When the Rangers traded for Nash this offseason, you knew the result would be a different looking team than the one that lost in the Eastern Conference finals last season. You knew they were losing some grit that made last year's team an extremely difficult one to play against, but you also felt there was enough carryover from last year to make sure that Nash wound up fitting the bill. 

As it turned out, Nash needed no such encouragement. His game fit John Tortorella's style perfectly and he made the Rangers dangerous all by himself because of the way he could make a play to touch things off on either side of the ice. 
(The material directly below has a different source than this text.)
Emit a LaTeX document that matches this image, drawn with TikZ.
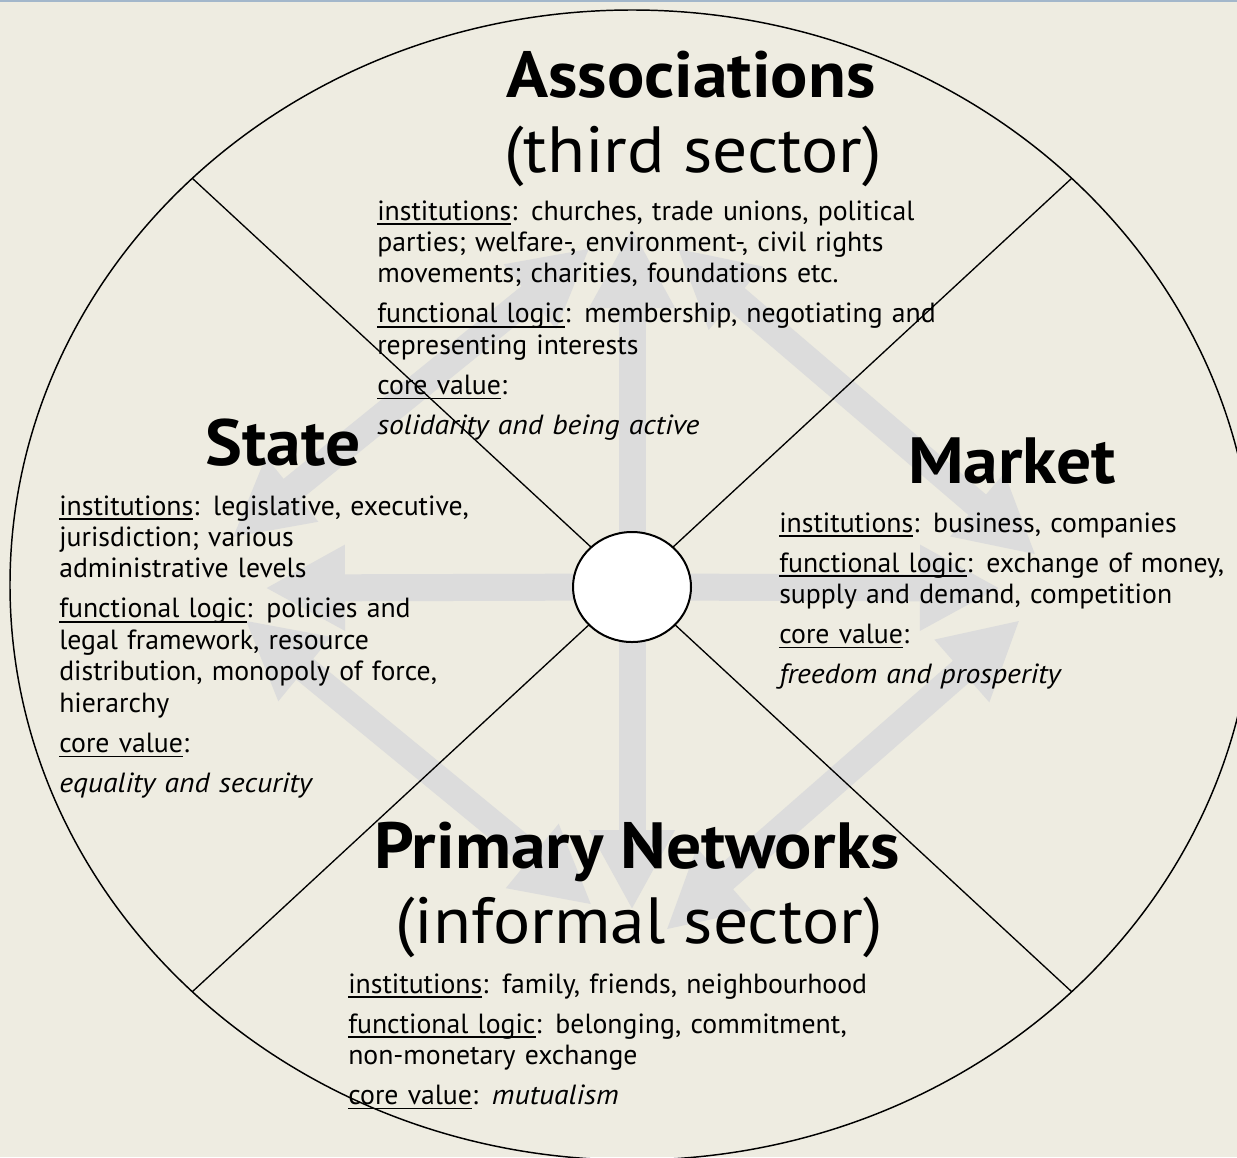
\documentclass[tikz,border=0pt]{standalone}
\usepackage{fontspec}
\setmainfont{PT Sans}[ItalicFeatures={FakeStretch=1.07}]
\newfontfamily\sectorfont{PT Sans}[FakeStretch=1.065]
\usetikzlibrary{arrows.meta,shapes.geometric}

\definecolor{slidebg}{HTML}{EEECE1}
\definecolor{arrowgrey}{HTML}{DCDCDC}
\definecolor{rimblue}{HTML}{A3B7CB}

% underlined key word with a firm rule
\newcommand{\keyword}[1]{\leavevmode\setbox0=\hbox{#1}\rlap{\rule[-3.6pt]{\wd0}{1pt}}\box0}

\tikzset{
  onearrow/.style={arrowgrey, line width=20.25pt,
    -{Triangle[length=60pt 0 1,width=60pt 0 1]}},
  twoarrow/.style={onearrow,
    {Triangle[length=58pt 0 1,width=58pt 0 1]}-{Triangle[length=58pt 0 1,width=58pt 0 1]}},
  sector/.style={anchor=base, inner sep=0pt, font=\sectorfont\fontsize{49}{56}\selectfont},
  facts/.style={anchor=base west, inner sep=0pt, align=left, text width=500pt,
    font=\fontsize{20.8}{23.6}\selectfont},
}

\begin{document}
\begin{tikzpicture}[x=0.75pt,y=-0.75pt]
  \useasboundingbox (0,0) rectangle (1237,1157);
  \fill[slidebg] (0,0) rectangle (1237,1157);
  \draw[rimblue, line width=1.5pt] (0,0.8) -- (1237,0.8);

  % outer ring, cut by the page edge
  \begin{scope}
    \clip (0,0) rectangle (1237,1157);
    \draw[line width=1.1pt] (632,585) ellipse [x radius=622, y radius=575];
  \end{scope}

  % grey arrows
  \coordinate (c) at (632,587);
  \coordinate (n) at (632,228);
  \coordinate (s) at (632,910);
  \coordinate (w) at (265,588);
  \coordinate (e) at (1000,588);
  \draw[onearrow] (c) -- (n);
  \draw[onearrow] (c) -- (s);
  \draw[onearrow] (c) -- (w);
  \draw[onearrow] (c) -- (e);

  \coordinate (nw1) at (590,248);
  \coordinate (nw2) at (232,538);
  \coordinate (ne1) at (677,248);
  \coordinate (ne2) at (1036,555);
  \coordinate (se1) at (1020,620);
  \coordinate (se2) at (666,930);
  \coordinate (sw1) at (245,620);
  \coordinate (sw2) at (592,905);
  \draw[twoarrow] (nw1) -- (nw2);
  \draw[twoarrow] (ne1) -- (ne2);
  \draw[twoarrow] (se1) -- (se2);
  \draw[twoarrow] (sw1) -- (sw2);

  % sector borders
  \draw[line width=1pt] (192,178) -- (1072,992);
  \draw[line width=1pt] (1072,178) -- (192,992);

  \node (hub) [draw, fill=white, line width=1.5pt, ellipse, inner sep=0pt,
    minimum width=88.5pt, minimum height=82.5pt] at (c) {};

  % the four sectors
  \node (assoc) [sector] at (691,97) {\textbf{Associations}};
  \node (assocsub) [sector] at (693,172) {(third sector)};
  \node (assocfacts) [facts] at (377,220) {%
    \keyword{institutions}: churches, trade unions, political\\
    parties; welfare-, environment-, civil rights\\
    movements; charities, foundations etc.\\[6.4pt]
    \keyword{functional logic}: membership, negotiating and\\
    representing interests\\[6.4pt]
    \keyword{core value}:\\[6.4pt]
    \textit{solidarity and being active}};

  \node (state) [sector] at (283,465) {\textbf{State}};
  \node (statefacts) [facts] at (59,515) {%
    \keyword{institutions}: legislative, executive,\\
    jurisdiction; various\\
    administrative levels\\[6.4pt]
    \keyword{functional logic}: policies and\\
    legal framework, resource\\
    distribution, monopoly of force,\\
    hierarchy\\[6.4pt]
    \keyword{core value}:\\[6.4pt]
    \textit{equality and security}};

  \node (market) [sector] at (1012,483) {\textbf{Market}};
  \node (marketfacts) [facts] at (779,532) {%
    \keyword{institutions}: business, companies\\[6.4pt]
    \keyword{functional logic}: exchange of money,\\
    supply and demand, competition\\[6.4pt]
    \keyword{core value}:\\[6.4pt]
    \textit{freedom and prosperity}};

  \node (primary) [sector] at (637,868) {\textbf{Primary Networks}};
  \node (primarysub) [sector] at (639,943) {(informal sector)};
  \node (primaryfacts) [facts] at (348,993) {%
    \keyword{institutions}: family, friends, neighbourhood\\[6.4pt]
    \keyword{functional logic}: belonging, commitment,\\
    non-monetary exchange\\[6.4pt]
    \keyword{core value}: \textit{mutualism}};
\end{tikzpicture}
\end{document}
Since he's been out after an unpunished (by the league and his sandpaper-less Rangers teammates) hit by Boston's Milan Lucic, the Rangers haven't scared anyone. They provide no pressure and no discomfort, two things that are required of a winning hockey team. 

It's hard to see who is going to change that around. Brad Richards looks like a shell of himself, Marian Gaborik is benched regularly and Ryan Callahan's shoulder hasn't quite healed up enough to carry a larger load than he's carrying at present.
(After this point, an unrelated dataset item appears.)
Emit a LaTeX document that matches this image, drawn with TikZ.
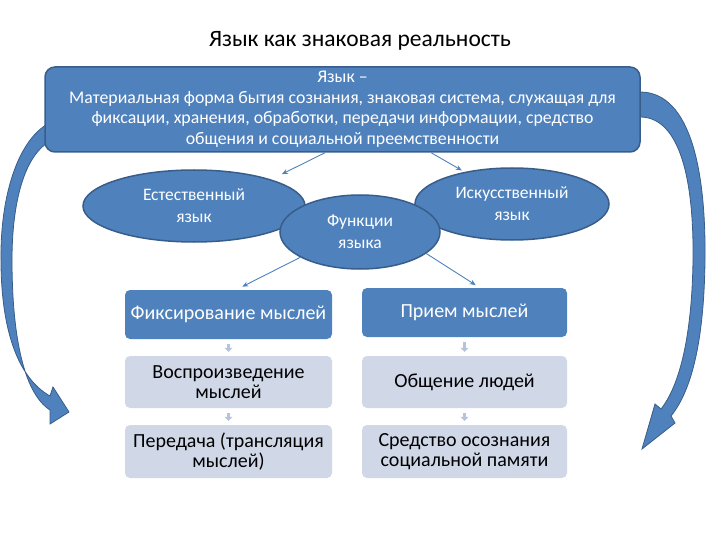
\documentclass[tikz,border=0pt]{standalone}
\usepackage{fontspec}
\setmainfont{Carlito}
\usetikzlibrary{shapes.geometric,arrows.meta}
\definecolor{boxblue}{HTML}{4F81BD}
\definecolor{edgeblue}{HTML}{385D8A}
\definecolor{paleblue}{HTML}{D0D8E8}
\definecolor{stepgray}{HTML}{B4C4DC}
\tikzset{
	topbox/.style={draw=edgeblue,line width=1.5pt,fill=boxblue,rounded corners=10pt,text=white,align=center,inner sep=0pt,font=\fontsize{17.8}{20.5}\selectfont},
	oval/.style={ellipse,draw=edgeblue,line width=1.5pt,fill=boxblue,text=white,align=center,inner sep=0pt,font=\fontsize{17.5}{22}\selectfont},
	darkcell/.style={fill=boxblue,rounded corners=5pt,text=white,align=center,inner sep=0pt,font=\fontsize{20}{20}\selectfont},
	palecell/.style={fill=paleblue,rounded corners=5pt,text=black,align=center,inner sep=0pt,font=\fontsize{20}{20}\selectfont},
	thinarrow/.style={draw=boxblue,line width=0.9pt,-{Stealth[length=6pt,width=5pt]}},
	steparrow/.style={draw=stepgray,line width=3pt,-{Triangle[length=4pt,width=8pt]},shorten <=5pt,shorten >=4pt},
	bigarrow/.style={fill=boxblue,draw=edgeblue,line width=0.8pt}
}
\begin{document}
\begin{tikzpicture}[x=1pt,y=-1pt]
	\useasboundingbox (0,0) rectangle (720,540);
	% curved arrows behind the main box
	\filldraw[bigarrow](66,118) .. controls (22,122) and (0,190) .. (1,260)
		.. controls (1,330) and (18,378) .. (50,396)
		-- (53,387) -- (69,412) -- (50,424) -- (50,410)
		.. controls (22,392) and (12,330) .. (12,260)
		.. controls (12,190) and (30,138) .. (66,137) -- cycle;
	\filldraw[bigarrow](640,92) .. controls (692,92) and (706,175) .. (705,260)
		.. controls (704,340) and (692,390) .. (671,416)
		-- (675,423) -- (642,449) -- (655,404) -- (661,409)
		.. controls (680,385) and (692,335) .. (693,260)
		.. controls (694,180) and (680,117) .. (640,117) -- cycle;
	\node[anchor=base](title) at (360,47){\fontsize{23.5}{28}\selectfont Язык как знаковая реальность};
	\node[topbox,minimum width=595pt,minimum height=85pt](lang) at (342.5,109.5){Язык --\\Материальная форма бытия сознания, знаковая система, служащая для\\фиксации, хранения, обработки, передачи информации, средство\\общения и социальной преемственности};
	\node[oval,minimum width=222pt,minimum height=72pt](natural) at (194,206){Естественный\\язык};
	\node[oval,minimum width=194pt,minimum height=72pt](artificial) at (512,204){Искусственный\\язык};
	\node[oval,minimum width=160pt,minimum height=74pt](functions) at (360,232){Функции\\языка};
	% left column
	\node[darkcell,minimum width=207pt,minimum height=49pt](fix) at (228.5,314.5){Фиксирование мыслей};
	\node[palecell,minimum width=207pt,minimum height=52pt](repro) at (228.5,382){Воспроизведение\\мыслей};
	\node[palecell,minimum width=207pt,minimum height=53pt](trans) at (228.5,451.5){Передача (трансляция\\мыслей)};
	% right column
	\node[darkcell,minimum width=205pt,minimum height=49pt](receive) at (464.5,312.5){Прием мыслей};
	\node[palecell,minimum width=205pt,minimum height=52pt](talk) at (464.5,382){Общение людей};
	\node[palecell,minimum width=205pt,minimum height=53pt](memory) at (464.5,451.5){Средство осознания\\социальной памяти};
	% connectors
	\draw[thinarrow,shorten >=12pt](lang.248)--(natural.19);
	\draw[thinarrow,shorten >=3pt](lang.334)--(artificial.146);
	\draw[thinarrow,shorten >=7pt](functions.203)--(fix.73);
	\draw[thinarrow,shorten >=5pt](functions.342)--(receive.58);
	\draw[steparrow](fix)--(repro);
	\draw[steparrow](repro)--(trans);
	\draw[steparrow](receive)--(talk);
	\draw[steparrow](talk)--(memory);
\end{tikzpicture}
\end{document}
Chris Kreider barely plays, which makes you wonder why he isn't in Hartford, and the back end of the forward group isn't pulling the same kind of weight it did last year. We know that this team isn't doing what Tortorella wants them to be doing on a nightly basis, but it's still unclear whether or not they're capable of doing it with the players on hand.

The next four games would be a good time to answer that question in the affirmative because we're not too far away from the point where it's okay to start worrying about the fact that the Rangers aren't in playoff position.